One secret to tradeshow success is your ability to qualify prospects on the tradeshow floor. Here's why:
- Not all visitors will ever be in a position to buy from you or refer you business. There is no point in spending time on unproductive conversations.
- Mere contact names are no more valuable than a mailing list. Contacts and inquiries must be converted to qualified leads before they will convert to sales revenue.
- If you don't qualify the contact on the tradeshow floor, you will have to invest in follow-up qualification after the event.

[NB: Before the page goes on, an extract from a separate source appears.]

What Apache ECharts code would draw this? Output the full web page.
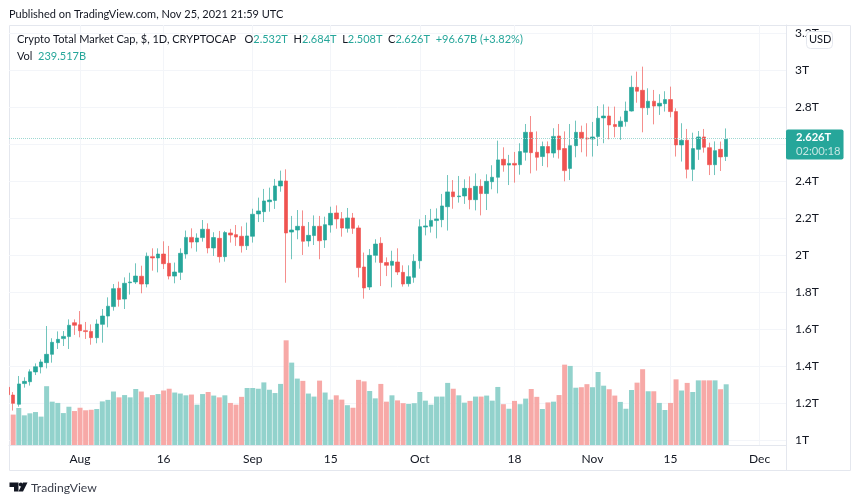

Setting Qualification Criteria
It is marketing's job to provide qualified leads to sales. Sales then works the leads until they convert to revenue—or are declared otherwise "closed." This division of labor increases the productivity of a highly skilled and expensive sales force by ensuring that salespeople spend the bulk of their time in front of qualified prospects.
But the system only works if...
- Sales and marketing agree on the definition of qualified.
- Marketing never, ever, hands an unqualified lead over to the sales force.
These rules hold true for contacts and inquiries from all marketing channels. But tradeshow leads have developed a particularly bad reputation among sales teams. As evidence, look no farther than the notorious fish bowl. For years, exhibitor managers have been deluded into thinking that their objective was simply to grab business cards and names. But focusing on quantity over quality is, in fact, the kiss of death for a tradeshow program.
Qualification Categories
So how do you develop qualification criteria? At a tradeshow, the meaning of "qualified" differs somewhat from its traditional context in campaign-oriented lead qualification. In that world, you are trying to ensure that the prospect is ready to see a salesperson—according to a very tight set of criteria.
In the case of a business event, however, all you are trying to do is separate the wheat from the chaff. You want to eliminate visitors with whom you can never do business. So you might screen out students, spouses, or hangers-on.
But you want to begin a relationship with any prospect who might eventually become a buyer, influencer, or specifier—or those who might be a good source of referrals, in their own companies or elsewhere. So, your booth-level qualification criteria are likely to be fairly broad.